### Aim of the exercise
Output, please, exactly those lines of the listing that come before the line with "42l-2-8h4zM241 92l-2-8h4zM241 731l-2-8h4zM241", along with that line itself.

### Data segment
"""
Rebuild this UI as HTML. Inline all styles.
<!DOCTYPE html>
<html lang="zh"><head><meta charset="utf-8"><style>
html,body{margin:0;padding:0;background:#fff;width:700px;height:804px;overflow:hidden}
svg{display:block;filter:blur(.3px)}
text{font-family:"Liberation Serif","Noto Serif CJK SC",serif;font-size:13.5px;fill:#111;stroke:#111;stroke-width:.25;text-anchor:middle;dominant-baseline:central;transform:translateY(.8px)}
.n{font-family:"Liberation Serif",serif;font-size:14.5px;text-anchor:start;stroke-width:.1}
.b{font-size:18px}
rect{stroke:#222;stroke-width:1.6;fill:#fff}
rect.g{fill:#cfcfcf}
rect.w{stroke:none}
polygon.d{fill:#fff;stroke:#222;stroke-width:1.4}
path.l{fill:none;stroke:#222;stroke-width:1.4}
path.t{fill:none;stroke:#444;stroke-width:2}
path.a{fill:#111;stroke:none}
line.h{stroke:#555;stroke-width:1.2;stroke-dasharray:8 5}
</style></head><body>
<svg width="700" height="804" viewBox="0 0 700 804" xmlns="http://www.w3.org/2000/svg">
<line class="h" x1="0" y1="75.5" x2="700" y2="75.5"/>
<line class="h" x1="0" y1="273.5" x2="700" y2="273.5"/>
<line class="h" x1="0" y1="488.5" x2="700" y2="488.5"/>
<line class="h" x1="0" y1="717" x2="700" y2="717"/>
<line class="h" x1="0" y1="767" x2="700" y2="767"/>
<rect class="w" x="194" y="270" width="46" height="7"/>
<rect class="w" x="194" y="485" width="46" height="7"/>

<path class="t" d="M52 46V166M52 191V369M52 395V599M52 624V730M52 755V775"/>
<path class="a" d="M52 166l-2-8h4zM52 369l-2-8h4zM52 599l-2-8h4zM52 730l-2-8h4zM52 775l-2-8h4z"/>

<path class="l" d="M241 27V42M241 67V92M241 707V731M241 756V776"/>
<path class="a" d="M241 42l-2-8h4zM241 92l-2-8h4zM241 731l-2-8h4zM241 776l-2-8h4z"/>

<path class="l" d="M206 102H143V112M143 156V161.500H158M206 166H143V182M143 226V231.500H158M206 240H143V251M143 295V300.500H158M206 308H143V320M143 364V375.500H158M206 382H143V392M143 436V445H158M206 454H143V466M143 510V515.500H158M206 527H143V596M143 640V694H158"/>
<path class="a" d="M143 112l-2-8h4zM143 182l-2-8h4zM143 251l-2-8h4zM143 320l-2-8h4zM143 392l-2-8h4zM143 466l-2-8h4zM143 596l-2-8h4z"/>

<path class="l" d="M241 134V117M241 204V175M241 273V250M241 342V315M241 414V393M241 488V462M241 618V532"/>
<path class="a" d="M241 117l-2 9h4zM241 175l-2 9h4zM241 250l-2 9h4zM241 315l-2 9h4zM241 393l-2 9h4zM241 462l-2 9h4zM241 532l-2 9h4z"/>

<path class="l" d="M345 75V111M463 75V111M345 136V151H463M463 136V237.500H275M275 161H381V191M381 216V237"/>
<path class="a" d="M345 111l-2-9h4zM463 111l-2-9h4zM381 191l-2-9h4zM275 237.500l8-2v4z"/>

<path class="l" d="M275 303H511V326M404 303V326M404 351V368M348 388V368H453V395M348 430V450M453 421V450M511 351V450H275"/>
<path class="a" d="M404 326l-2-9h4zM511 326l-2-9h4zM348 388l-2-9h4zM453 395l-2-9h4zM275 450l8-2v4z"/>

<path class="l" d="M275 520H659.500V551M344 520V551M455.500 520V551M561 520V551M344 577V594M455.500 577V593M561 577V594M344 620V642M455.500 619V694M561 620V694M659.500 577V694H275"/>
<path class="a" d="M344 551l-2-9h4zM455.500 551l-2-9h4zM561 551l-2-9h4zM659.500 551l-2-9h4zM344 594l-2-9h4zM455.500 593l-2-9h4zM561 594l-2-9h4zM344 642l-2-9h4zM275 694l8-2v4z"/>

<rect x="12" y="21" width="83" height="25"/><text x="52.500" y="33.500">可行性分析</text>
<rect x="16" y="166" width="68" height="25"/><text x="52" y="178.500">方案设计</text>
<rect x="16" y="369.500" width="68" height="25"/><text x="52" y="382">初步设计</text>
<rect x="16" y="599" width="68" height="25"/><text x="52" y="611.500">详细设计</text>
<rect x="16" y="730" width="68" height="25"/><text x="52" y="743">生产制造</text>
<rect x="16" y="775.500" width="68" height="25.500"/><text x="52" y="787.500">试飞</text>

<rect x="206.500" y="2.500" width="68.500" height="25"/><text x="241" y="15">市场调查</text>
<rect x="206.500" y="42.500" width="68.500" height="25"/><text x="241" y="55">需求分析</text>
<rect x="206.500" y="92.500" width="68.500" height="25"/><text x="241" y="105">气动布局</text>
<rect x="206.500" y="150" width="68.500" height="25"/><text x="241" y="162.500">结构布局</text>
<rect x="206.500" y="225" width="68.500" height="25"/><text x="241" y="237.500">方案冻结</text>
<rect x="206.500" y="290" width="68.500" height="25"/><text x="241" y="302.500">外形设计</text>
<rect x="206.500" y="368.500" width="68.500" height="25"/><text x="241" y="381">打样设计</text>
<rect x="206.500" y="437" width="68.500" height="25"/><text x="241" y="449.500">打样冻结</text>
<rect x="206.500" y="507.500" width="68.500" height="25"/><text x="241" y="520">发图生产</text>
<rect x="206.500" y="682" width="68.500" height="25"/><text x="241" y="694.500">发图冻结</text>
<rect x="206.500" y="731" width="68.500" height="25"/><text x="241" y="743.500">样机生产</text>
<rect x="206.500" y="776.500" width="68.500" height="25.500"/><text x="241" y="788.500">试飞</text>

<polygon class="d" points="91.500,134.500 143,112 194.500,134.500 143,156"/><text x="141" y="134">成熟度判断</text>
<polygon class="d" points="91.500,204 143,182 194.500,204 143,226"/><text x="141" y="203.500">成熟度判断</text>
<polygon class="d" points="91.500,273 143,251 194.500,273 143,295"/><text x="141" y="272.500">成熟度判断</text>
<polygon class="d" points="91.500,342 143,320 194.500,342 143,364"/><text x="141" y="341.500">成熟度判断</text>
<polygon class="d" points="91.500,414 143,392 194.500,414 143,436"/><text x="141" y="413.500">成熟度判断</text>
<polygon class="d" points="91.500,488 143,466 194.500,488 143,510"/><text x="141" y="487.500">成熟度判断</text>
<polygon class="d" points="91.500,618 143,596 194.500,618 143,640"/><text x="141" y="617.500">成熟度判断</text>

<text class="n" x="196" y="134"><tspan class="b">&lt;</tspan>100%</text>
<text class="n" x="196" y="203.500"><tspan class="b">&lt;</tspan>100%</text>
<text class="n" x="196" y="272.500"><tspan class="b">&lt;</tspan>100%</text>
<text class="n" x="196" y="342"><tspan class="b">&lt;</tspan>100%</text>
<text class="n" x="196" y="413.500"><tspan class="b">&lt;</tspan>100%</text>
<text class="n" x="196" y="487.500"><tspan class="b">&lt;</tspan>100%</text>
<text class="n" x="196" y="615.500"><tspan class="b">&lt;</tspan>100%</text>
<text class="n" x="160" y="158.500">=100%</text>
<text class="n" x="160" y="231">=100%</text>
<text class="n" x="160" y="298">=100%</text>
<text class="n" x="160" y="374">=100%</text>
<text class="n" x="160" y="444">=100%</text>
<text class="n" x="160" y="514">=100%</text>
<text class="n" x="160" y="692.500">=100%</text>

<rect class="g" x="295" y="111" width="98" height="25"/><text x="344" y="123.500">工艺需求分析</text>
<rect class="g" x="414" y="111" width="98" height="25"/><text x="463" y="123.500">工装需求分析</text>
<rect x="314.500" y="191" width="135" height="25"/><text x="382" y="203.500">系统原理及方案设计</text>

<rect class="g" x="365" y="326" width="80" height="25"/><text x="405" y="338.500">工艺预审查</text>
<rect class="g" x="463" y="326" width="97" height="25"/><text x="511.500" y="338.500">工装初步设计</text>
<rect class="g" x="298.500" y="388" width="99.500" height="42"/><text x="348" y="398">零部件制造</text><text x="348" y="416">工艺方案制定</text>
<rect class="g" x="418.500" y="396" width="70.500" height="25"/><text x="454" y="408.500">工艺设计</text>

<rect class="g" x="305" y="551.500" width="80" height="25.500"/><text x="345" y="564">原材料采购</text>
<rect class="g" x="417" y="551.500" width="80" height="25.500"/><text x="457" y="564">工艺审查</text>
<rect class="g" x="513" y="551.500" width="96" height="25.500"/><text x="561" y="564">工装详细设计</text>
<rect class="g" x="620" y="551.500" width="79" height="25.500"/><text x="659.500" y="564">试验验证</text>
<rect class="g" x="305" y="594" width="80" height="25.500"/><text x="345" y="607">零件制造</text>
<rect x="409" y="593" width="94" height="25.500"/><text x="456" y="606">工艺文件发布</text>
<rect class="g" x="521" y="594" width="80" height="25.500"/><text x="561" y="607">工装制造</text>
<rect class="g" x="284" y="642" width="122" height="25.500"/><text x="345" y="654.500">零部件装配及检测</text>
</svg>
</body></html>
"""
### Result for this task
Rebuild this UI as HTML. Inline all styles.
<!DOCTYPE html>
<html lang="zh"><head><meta charset="utf-8"><style>
html,body{margin:0;padding:0;background:#fff;width:700px;height:804px;overflow:hidden}
svg{display:block;filter:blur(.3px)}
text{font-family:"Liberation Serif","Noto Serif CJK SC",serif;font-size:13.5px;fill:#111;stroke:#111;stroke-width:.25;text-anchor:middle;dominant-baseline:central;transform:translateY(.8px)}
.n{font-family:"Liberation Serif",serif;font-size:14.5px;text-anchor:start;stroke-width:.1}
.b{font-size:18px}
rect{stroke:#222;stroke-width:1.6;fill:#fff}
rect.g{fill:#cfcfcf}
rect.w{stroke:none}
polygon.d{fill:#fff;stroke:#222;stroke-width:1.4}
path.l{fill:none;stroke:#222;stroke-width:1.4}
path.t{fill:none;stroke:#444;stroke-width:2}
path.a{fill:#111;stroke:none}
line.h{stroke:#555;stroke-width:1.2;stroke-dasharray:8 5}
</style></head><body>
<svg width="700" height="804" viewBox="0 0 700 804" xmlns="http://www.w3.org/2000/svg">
<line class="h" x1="0" y1="75.5" x2="700" y2="75.5"/>
<line class="h" x1="0" y1="273.5" x2="700" y2="273.5"/>
<line class="h" x1="0" y1="488.5" x2="700" y2="488.5"/>
<line class="h" x1="0" y1="717" x2="700" y2="717"/>
<line class="h" x1="0" y1="767" x2="700" y2="767"/>
<rect class="w" x="194" y="270" width="46" height="7"/>
<rect class="w" x="194" y="485" width="46" height="7"/>

<path class="t" d="M52 46V166M52 191V369M52 395V599M52 624V730M52 755V775"/>
<path class="a" d="M52 166l-2-8h4zM52 369l-2-8h4zM52 599l-2-8h4zM52 730l-2-8h4zM52 775l-2-8h4z"/>

<path class="l" d="M241 27V42M241 67V92M241 707V731M241 756V776"/>
<path class="a" d="M241 42l-2-8h4zM241 92l-2-8h4zM241 731l-2-8h4zM241 776l-2-8h4z"/>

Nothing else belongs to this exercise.